Last night jazz legend Ornette Coleman played the Hong Kong Cultural Centre as part of the Hong Kong Arts Festival. It was a memorable gig that really could be viewed one of two ways. We could focus on the fact that as usual, the concert started late and patrons were streaming in 20 minutes after […]
Last night jazz legend Ornette Coleman played the Hong Kong Cultural Centre as part of the Hong Kong Arts Festival. It was a memorable gig that really could be viewed one of two ways.
We could focus on the fact that as usual, the concert started late and patrons were streaming in 20 minutes after the show started. That’s really saying something because around the 20 minute mark people started leaving. In fact, by the time Coleman had finished the main set, which lasted a whisker over one hour, close to a quarter of the seats were empty. OK, not all of those were early leavers, since as per normal at these events, there were lots of empty seats in the premium sections – I know because I had to stare over them from my poor back of the stalls seat (which organisers advised me I should be thankful for, despite having booked on day one of sales).
Or we could look at it another way, maybe starting with the warm, almost rapturous applause that Coleman and his musicians received at the end of the concert (including the knowing response to his one encore number). This that this was not easy music, but it was brilliant music. Coleman took to the stage supported by his son Denardo Coleman on Drums and three bass-players; Tony Falanga on Acoustic Bass, Al McDowell on Piccolo Bass and Charnette Moffett on Electric Bass. We were treated to a tight, frenetic and challenging display of Coleman’s trademark composed free jazz – at times rambunctious, at times hauntingly beautiful and always technically masterful. There’s a lot of challenges involved in writing and arranged for low harmony and this band’s arrangements responded to those with some grace.

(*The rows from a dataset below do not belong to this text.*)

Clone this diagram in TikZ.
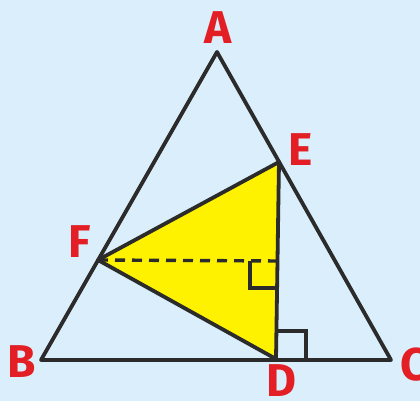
\documentclass[tikz,border=0pt]{standalone}
\usepackage{fontspec}
\setmainfont{Fira Sans}
\definecolor{bg}{HTML}{DAEEFB}
\definecolor{lbl}{HTML}{E31E24}
\definecolor{ln}{HTML}{2B2B2B}
\definecolor{yel}{HTML}{FFF200}
\begin{document}
\begin{tikzpicture}[x=1pt,y=1pt,
  edge/.style={draw=ln,line width=3.8pt,line join=round},
  thin/.style={draw=ln,line width=3.4pt},
  lab/.style={text=lbl,font=\fontsize{46}{46}\selectfont\bfseries,inner sep=0pt}]
\fill[bg] (0,0) rectangle (420,401);
\useasboundingbox (0,0) rectangle (420,401);
\coordinate (A) at (217,349);
\coordinate (B) at (41,41);
\coordinate (C) at (391,41);
\coordinate (D) at (276,42);
\coordinate (E) at (279,239);
\coordinate (F) at (98,141);
\coordinate (G) at (278,140);
\fill[yel] (D) -- (E) -- (F) -- cycle;
\draw[edge] (A) -- (B) -- (C) -- cycle;
\draw[edge] (D) -- (E) -- (F) -- cycle;
\draw[thin,dash pattern=on 10pt off 7pt] (F) -- (G);
\draw[thin] (250,140) -- (250,113) -- (278.5,113);
\draw[thin] (278,70) -- (306,70) -- (306,42);
\node[lab] (la) at (218,373) {A};
\node[lab] (le) at (301,251) {E};
\node[lab] (lf) at (80,159) {F};
\node[lab] (lb) at (22,39) {B};
\node[lab] (ld) at (281,20) {D};
\node[lab] (lc) at (414,36) {C};
\end{tikzpicture}
\end{document}
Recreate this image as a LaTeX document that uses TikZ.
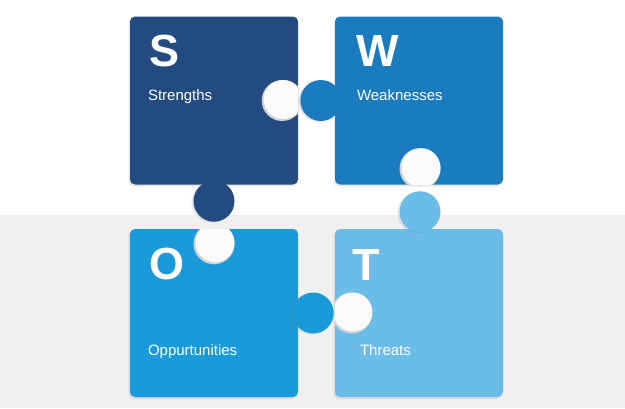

At times this sort of music has a tendency to sound chaotic or worse, to sound abstractly intellectual. But, this was no one-dimensional blowing session. The elements of a great gig were all there, the ballads, the blues, the post-bop, the referencing of the greats. It’s hard to see how a jazz fan could walk away unsatisfied. For me, this wasn’t the best gig I’ve ever seen – but it was a welcome treat in a city with a tiny live music scene.

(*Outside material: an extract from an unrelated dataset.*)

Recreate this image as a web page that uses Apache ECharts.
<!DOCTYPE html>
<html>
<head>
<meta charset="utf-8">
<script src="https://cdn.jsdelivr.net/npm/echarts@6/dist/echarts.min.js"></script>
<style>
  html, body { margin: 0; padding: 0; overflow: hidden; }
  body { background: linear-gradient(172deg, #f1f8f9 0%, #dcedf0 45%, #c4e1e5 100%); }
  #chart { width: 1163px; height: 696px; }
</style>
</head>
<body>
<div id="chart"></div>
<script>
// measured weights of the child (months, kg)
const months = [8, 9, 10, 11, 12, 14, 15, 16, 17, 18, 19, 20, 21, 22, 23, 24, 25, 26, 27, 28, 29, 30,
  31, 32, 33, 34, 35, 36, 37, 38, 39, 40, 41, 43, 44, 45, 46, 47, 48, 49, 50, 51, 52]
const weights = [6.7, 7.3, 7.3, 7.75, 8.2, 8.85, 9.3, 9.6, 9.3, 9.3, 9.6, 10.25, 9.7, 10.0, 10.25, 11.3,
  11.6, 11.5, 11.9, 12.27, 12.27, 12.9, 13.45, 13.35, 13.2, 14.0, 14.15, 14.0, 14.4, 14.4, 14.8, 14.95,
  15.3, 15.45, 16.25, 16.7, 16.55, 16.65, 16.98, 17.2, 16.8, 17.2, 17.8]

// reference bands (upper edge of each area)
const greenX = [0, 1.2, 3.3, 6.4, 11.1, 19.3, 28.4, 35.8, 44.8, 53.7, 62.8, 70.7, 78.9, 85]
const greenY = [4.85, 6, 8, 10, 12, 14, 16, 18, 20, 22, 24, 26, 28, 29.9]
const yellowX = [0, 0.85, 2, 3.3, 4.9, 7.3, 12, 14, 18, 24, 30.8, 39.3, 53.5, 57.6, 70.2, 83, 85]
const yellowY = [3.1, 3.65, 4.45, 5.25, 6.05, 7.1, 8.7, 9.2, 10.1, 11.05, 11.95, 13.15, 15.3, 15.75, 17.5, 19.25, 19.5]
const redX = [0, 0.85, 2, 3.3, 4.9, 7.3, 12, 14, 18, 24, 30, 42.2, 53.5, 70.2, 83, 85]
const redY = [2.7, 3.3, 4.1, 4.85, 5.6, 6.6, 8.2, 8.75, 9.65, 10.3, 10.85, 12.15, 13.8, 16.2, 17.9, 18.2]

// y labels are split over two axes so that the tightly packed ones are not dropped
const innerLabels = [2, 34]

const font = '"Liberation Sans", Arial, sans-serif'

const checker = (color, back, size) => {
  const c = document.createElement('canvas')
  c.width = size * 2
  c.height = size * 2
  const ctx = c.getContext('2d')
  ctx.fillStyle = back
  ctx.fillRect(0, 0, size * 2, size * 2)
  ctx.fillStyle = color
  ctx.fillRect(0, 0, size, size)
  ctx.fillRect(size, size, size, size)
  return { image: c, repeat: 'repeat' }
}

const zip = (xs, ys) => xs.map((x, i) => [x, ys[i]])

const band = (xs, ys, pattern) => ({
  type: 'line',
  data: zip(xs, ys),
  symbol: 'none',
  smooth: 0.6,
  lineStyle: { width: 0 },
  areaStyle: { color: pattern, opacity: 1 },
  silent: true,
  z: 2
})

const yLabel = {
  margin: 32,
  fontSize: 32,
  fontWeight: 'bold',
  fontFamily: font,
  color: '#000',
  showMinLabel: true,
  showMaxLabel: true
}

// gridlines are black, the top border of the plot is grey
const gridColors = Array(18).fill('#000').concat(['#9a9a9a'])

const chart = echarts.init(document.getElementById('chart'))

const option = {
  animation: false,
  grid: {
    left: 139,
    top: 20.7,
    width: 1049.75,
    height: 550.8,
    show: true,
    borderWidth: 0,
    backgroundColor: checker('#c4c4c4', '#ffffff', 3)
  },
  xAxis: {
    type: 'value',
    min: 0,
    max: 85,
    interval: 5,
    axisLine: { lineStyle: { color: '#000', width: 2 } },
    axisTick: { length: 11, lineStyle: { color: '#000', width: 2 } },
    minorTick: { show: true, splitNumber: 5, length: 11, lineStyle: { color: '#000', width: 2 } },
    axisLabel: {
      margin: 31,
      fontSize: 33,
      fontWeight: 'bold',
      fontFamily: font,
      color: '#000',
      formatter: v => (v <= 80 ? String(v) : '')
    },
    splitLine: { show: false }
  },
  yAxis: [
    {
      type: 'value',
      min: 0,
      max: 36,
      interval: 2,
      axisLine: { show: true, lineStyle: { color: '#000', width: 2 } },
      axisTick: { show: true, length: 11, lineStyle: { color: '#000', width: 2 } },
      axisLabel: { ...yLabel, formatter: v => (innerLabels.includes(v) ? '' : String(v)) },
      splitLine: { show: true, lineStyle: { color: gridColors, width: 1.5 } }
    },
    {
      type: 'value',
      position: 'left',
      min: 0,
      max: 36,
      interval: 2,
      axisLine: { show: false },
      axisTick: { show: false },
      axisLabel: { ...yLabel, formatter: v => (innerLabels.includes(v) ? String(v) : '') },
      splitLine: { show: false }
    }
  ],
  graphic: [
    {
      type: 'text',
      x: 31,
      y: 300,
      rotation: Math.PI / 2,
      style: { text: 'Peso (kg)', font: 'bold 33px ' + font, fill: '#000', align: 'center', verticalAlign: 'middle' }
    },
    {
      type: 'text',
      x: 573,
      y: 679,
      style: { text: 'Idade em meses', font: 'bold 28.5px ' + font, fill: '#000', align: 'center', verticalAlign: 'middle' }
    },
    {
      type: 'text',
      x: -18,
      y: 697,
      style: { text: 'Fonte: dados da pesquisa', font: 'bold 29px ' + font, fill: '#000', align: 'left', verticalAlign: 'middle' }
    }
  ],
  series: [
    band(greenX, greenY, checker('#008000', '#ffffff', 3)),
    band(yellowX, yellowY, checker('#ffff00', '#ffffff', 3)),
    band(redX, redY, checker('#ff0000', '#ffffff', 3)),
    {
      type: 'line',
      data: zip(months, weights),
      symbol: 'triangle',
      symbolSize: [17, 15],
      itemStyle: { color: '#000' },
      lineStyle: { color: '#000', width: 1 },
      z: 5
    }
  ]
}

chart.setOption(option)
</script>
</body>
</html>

But, that leaves the question of why so many people left early, especially around the 30-40 minute mark. What did they think when they saw Coleman’s picture in the promotion (a black man with a sax = smooth music?). Could they really not see out a 70 minute concert? Was this music, despite being nowhere near the extremes of free jazz, just too much?
Maybe there is yet another way to reflect on this gig? When Coleman finished the encore, he put his horn down on its stand before the song had ended in a very deliberate and considered way. Ornette Coleman is a master in the twilight of his career. He played with real fire and passion and gave Hong Kong a musical gift. It was clear that some of those who stayed to the end really understood this. In the end I found myself saying “thank you” as I applauded the band from the stage. Perhaps it’s best to remember that most of us may not get another chance to see this great musician play again.